Burnet County Judge Donna Klaeger was left trying to figure out the order as well. While it’s almost a guarantee not enough water will flow into lakes Buchanan and Travis by the March 1 deadline to allow for most downstream releases, officials don’t know what will happen over the next 120 days.

“I know that it won’t hit even the 850,000 (acre-feet trigger point) by March 1, but it could by June,” Klaeger said. “But with no trigger point, what happens? That’s what we’re left trying to figure out right now.”

In a joint statement, state Sens. Troy Fraser and Kirk Watson said the TCEQ’s decision highlighted how difficult it was to manage the region’s water supply during the current crisis.

“By failing to establish a combined storage trigger, TCEQ essentially avoided addressing the hard questions,” the senators stated. “Because lake conditions and forecasts are so bleak, the TCEQ was able to punt on the decision of a combined storage trigger. Instead, the commissioners issued a ruling preventing the release of water to interruptible customers under the current conditions. This is the bare minimum needed to get throughout the next 120 days. Emergency orders affecting only 120 days are critical in a time of crisis, but they serve little value in ensuring the proper management of a limited resource over the long term.”

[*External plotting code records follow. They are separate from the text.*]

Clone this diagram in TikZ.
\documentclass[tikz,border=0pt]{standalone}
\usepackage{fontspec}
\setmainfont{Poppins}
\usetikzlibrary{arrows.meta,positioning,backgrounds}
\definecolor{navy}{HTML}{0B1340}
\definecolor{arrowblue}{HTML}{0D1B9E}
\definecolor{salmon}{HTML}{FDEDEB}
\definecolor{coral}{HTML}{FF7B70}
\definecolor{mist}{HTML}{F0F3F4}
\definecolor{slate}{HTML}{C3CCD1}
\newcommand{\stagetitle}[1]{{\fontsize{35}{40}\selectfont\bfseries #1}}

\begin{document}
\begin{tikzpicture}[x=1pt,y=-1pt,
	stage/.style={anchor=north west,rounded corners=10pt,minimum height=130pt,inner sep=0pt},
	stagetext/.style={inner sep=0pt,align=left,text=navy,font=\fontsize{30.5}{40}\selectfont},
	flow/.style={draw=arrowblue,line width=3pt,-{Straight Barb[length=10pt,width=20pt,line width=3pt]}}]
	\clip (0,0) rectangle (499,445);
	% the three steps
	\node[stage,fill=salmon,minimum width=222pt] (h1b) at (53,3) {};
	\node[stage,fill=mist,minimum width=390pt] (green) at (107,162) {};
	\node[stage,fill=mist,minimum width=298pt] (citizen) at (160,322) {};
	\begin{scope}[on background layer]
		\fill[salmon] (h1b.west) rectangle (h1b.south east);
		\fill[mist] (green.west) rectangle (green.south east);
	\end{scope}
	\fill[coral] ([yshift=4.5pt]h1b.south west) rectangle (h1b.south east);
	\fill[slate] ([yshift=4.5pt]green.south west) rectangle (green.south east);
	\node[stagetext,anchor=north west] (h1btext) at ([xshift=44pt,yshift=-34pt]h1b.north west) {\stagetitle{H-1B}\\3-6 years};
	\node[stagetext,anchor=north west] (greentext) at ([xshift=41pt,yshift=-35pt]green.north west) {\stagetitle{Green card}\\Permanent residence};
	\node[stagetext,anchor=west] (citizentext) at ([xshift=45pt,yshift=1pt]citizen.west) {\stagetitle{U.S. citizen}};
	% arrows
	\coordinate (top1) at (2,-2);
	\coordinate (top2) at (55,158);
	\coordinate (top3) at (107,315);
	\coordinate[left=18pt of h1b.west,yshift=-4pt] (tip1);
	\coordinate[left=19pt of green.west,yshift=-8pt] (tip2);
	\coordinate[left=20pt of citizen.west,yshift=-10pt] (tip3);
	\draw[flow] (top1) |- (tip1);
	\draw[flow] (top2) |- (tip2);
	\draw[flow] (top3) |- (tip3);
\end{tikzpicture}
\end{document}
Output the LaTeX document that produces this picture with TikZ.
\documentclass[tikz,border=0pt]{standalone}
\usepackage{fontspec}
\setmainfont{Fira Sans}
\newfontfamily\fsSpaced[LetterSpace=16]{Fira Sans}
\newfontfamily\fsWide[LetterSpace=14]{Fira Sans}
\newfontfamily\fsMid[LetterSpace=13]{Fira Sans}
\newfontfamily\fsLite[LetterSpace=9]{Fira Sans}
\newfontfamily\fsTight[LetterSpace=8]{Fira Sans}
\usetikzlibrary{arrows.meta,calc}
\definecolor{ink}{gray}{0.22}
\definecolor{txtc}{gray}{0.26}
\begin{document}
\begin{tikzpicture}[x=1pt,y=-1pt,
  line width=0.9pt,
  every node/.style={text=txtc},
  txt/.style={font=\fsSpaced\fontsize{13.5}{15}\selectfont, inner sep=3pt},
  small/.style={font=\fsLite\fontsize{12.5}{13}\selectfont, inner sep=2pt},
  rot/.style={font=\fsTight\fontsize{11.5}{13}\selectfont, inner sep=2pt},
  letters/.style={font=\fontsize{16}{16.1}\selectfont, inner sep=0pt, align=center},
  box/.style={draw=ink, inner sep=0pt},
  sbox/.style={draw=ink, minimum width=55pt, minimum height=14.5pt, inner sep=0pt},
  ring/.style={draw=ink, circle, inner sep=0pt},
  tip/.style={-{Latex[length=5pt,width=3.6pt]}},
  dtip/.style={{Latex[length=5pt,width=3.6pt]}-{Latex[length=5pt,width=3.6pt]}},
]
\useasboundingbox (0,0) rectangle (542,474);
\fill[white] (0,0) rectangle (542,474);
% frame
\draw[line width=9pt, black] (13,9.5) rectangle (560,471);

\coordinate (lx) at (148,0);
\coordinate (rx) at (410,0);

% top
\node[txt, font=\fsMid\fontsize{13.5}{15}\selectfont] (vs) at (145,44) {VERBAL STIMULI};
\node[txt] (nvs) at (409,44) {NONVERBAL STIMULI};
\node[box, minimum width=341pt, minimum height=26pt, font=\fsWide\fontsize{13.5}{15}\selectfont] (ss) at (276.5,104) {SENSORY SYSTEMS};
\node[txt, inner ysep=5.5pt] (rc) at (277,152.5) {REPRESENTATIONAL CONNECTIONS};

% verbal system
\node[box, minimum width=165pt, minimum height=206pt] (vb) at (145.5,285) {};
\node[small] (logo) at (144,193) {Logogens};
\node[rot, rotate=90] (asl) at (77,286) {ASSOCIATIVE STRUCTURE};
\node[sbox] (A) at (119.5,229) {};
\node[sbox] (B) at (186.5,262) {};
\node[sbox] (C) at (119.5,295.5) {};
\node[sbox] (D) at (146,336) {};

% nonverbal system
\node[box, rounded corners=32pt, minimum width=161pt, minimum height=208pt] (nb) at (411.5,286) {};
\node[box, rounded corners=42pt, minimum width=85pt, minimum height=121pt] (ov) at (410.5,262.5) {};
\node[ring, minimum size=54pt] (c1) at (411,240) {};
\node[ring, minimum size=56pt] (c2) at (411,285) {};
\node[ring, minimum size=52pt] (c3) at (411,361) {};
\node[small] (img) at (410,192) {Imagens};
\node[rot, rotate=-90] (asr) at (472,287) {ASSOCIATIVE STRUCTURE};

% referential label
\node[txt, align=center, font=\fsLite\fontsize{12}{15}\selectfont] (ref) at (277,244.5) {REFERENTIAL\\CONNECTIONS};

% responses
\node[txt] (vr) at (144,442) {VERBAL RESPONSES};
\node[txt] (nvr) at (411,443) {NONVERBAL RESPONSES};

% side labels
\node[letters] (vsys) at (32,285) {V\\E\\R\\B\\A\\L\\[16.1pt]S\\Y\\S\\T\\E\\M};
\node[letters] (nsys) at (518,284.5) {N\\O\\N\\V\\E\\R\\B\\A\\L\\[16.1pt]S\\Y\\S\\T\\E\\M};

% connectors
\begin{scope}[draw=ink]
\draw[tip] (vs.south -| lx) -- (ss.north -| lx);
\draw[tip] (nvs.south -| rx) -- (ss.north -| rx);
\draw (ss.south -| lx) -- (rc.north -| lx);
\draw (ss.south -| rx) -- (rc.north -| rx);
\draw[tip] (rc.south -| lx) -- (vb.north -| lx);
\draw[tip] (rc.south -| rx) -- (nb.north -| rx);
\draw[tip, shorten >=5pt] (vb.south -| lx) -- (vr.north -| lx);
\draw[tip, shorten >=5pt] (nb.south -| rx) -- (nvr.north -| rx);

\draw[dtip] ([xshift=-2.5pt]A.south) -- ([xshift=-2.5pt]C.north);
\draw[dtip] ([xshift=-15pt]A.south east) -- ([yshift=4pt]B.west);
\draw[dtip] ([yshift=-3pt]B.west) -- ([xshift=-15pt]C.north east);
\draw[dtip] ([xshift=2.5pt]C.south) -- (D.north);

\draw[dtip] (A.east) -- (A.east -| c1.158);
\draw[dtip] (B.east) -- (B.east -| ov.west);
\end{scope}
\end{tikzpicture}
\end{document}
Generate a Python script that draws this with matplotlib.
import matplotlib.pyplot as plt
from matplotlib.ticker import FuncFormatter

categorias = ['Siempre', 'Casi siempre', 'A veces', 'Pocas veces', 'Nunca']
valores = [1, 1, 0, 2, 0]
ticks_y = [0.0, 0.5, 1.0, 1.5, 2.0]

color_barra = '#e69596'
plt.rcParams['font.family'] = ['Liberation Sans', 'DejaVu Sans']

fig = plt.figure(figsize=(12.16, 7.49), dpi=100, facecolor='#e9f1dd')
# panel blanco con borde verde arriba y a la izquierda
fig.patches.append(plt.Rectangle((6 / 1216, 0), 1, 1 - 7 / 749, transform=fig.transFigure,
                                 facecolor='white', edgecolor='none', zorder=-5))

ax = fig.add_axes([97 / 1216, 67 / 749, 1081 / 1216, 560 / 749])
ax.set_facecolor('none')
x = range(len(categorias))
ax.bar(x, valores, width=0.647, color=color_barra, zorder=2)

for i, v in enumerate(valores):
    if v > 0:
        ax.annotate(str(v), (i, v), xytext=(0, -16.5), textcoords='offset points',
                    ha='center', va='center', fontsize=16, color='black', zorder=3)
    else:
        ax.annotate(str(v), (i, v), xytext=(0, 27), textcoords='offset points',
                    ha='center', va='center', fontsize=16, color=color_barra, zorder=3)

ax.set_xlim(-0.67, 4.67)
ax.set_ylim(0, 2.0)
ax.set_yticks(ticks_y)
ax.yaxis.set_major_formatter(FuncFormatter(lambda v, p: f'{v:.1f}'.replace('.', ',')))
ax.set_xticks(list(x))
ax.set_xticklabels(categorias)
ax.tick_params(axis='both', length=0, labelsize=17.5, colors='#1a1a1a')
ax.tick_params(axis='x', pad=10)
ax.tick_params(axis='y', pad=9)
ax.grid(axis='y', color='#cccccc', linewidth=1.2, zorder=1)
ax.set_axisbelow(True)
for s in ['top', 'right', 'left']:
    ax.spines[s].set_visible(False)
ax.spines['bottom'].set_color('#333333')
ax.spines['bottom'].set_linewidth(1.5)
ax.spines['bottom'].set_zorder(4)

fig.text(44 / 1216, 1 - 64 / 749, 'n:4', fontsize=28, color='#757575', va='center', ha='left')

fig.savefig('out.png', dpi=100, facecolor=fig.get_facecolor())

LCRA officials stated the water authority wouldn’t be releasing a statement or press release on the TCEQ decision but directed requests to the TCEQ press release, which covered the topic in one sentence: “Commissioners also voted to modify the executive director’s emergency order suspending the release of interruptible water supplies on the Lower Colorado River, for a duration of 120 days from the original order, approved on January 27.”

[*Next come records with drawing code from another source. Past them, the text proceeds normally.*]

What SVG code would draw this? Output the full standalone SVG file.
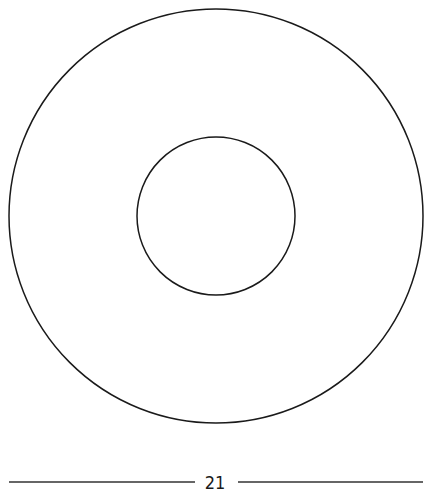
<svg xmlns="http://www.w3.org/2000/svg" width="432" height="498" viewBox="0 0 432 498">
<style>
.c{fill:none;stroke:#1a1a1a;stroke-width:1.5}
.d{stroke:#333;stroke-width:1.7}
.t{font-family:"DejaVu Sans Condensed","Liberation Sans Narrow","Liberation Sans",sans-serif;font-size:18px;fill:#1a1a1a}
</style>
<rect width="432" height="498" fill="#fff"/>
<g id="outer"><circle class="c" cx="216" cy="216" r="207"/></g>
<g id="inner"><circle class="c" cx="216" cy="216" r="79"/></g>
<g id="dimension">
<line class="d" x1="9" y1="482" x2="195" y2="482"/>
<line class="d" x1="238" y1="482" x2="423" y2="482"/>
<text class="t" x="215" y="488.5" text-anchor="middle">21</text>
</g>
</svg>
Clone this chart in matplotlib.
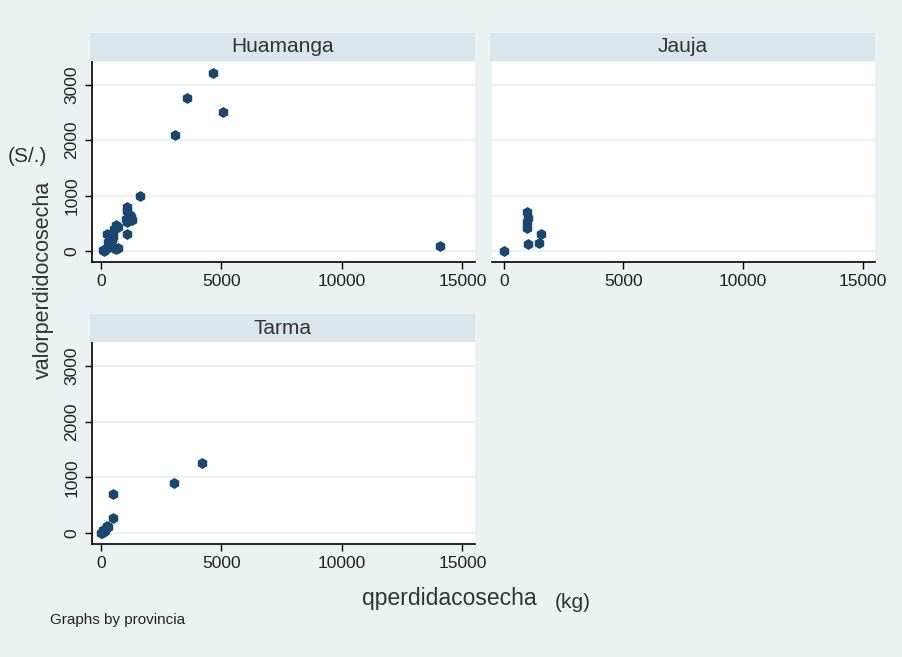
import matplotlib
matplotlib.use("Agg")
import matplotlib.pyplot as plt
import numpy as np

plt.rcParams['font.family'] = ['Liberation Sans', 'DejaVu Sans']

# data (qperdidacosecha in kg, valorperdidocosecha in S/.)
huamanga_q = [4670, 3580, 5070, 3090, 1620, 14050, 1090, 1100, 1215, 1255, 1300,
              1077, 1090, 1050, 634, 700, 560, 490, 520, 400, 300, 350, 150, 200,
              100, 560, 650, 700, 250, 450]
huamanga_v = [3220, 2760, 2500, 2100, 990, 80, 800, 720, 640, 620, 560,
              520, 310, 580, 460, 430, 400, 330, 260, 240, 160, 100, 0, 40,
              20, 50, 40, 60, 300, 200]

jauja_q = [0, 980, 980, 980, 990, 1560, 1460, 1000]
jauja_v = [0, 700, 520, 420, 120, 300, 140, 600]

tarma_q = [4210, 3030, 515, 500, 250, 110, 40, 180, 0, 300, 80]
tarma_v = [1250, 890, 690, 275, 130, 60, 0, 30, -5, 100, 20]

provincias = ["Huamanga", "Jauja", "Tarma"]
xticks = [0, 5000, 10000, 15000]
yticks = [0, 1000, 2000, 3000]

bg = "#eaf2f3"
header = "#d9e6eb"
marker = "#1a476f"
grid = "#eaf2f3"

W, H = 903, 657
fig = plt.figure(figsize=(W / 100, H / 100), dpi=100, facecolor=bg)


def px(l, t, r, b):
    return [l / W, 1 - b / H, (r - l) / W, (b - t) / H]


panels = {
    "Huamanga": (91.7, 61, 475, 262, True),
    "Jauja": (491.7, 61, 875, 262, False),
    "Tarma": (91.7, 342, 475, 544, True),
}
data = {
    "Huamanga": (huamanga_q, huamanga_v),
    "Jauja": (jauja_q, jauja_v),
    "Tarma": (tarma_q, tarma_v),
}

for name in provincias:
    l, t, r, b, yaxis = panels[name]
    ax = fig.add_axes(px(l, t, r, b))
    ax.set_facecolor("white")
    q, v = data[name]
    ax.scatter(q, v, s=62, color=marker, zorder=3, linewidths=0, marker="h")
    ax.set_xlim(-375 if yaxis else -510, 15520)
    ax.set_ylim(-200, 3430)
    for yy in yticks:
        ax.axhline(yy, color=grid, lw=1.5, zorder=1)
    ax.set_xticks(xticks)
    ax.set_xticklabels([str(x) for x in xticks], fontsize=12.5, color="#222222")
    ax.tick_params(axis="x", length=5, width=1, pad=4)
    for s in ["top", "right"]:
        ax.spines[s].set_visible(False)
    ax.spines["bottom"].set_linewidth(1.2)
    if yaxis:
        ax.spines["left"].set_linewidth(1.2)
        ax.set_yticks(yticks)
        ax.set_yticklabels([str(y) for y in yticks], fontsize=12.5,
                           color="#222222", rotation=90, va="center")
        ax.tick_params(axis="y", length=5, width=1, pad=4)
    else:
        ax.spines["left"].set_visible(False)
        ax.set_yticks([])
    # panel header strip
    hx = fig.add_axes(px(l - 1.5, t - 28, r, t))
    hx.set_facecolor(header)
    hx.set_xticks([])
    hx.set_yticks([])
    for s in hx.spines.values():
        s.set_visible(False)
    hx.text(0.5, 0.5, name, ha="center", va="center", fontsize=15,
            color="#333333", transform=hx.transAxes)

fig.text(43 / W, 1 - 280 / H, "valorperdidocosecha", rotation=90,
         ha="center", va="center", fontsize=15.5, color="#333333")
fig.text(8 / W, 1 - 157 / H, "(S/.)", ha="left", va="center",
         fontsize=15, color="#333333")
fig.text(449 / W, 1 - 599 / H, "qperdidacosecha", ha="center", va="center",
         fontsize=16.5, color="#333333")
fig.text(555 / W, 1 - 603 / H, "(kg)", ha="left", va="center",
         fontsize=15, color="#333333")
fig.text(50 / W, 1 - 620 / H, "Graphs by provincia", ha="left", va="center",
         fontsize=11, color="#222222")

fig.savefig("out.png", dpi=100, facecolor=bg)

Karr Tedder remained almost stymied over the decision.

“(The commissioners) obviously don’t see the crisis for the Central Texas area. Maybe they don’t realized how drastic the situation is, but how couldn’t they,” she said. “We followed the process. I’ve always thought if you followed the process things would work out like they’re supposed to, but then you get whacked up side the head like this. I don’t know what this means.”

But Highland Lakes officials do know one thing. In 120 days, they’ll be back fighting this same fight again in front of TCEQ.

“It definitely sets the precedent for a battle again,” said Burnet County Precinct 4 Commissioner Joe Don Dockery. Essentially, we’ll be fighting it again in 90 days because we can’t wait until the 120 days to get started.”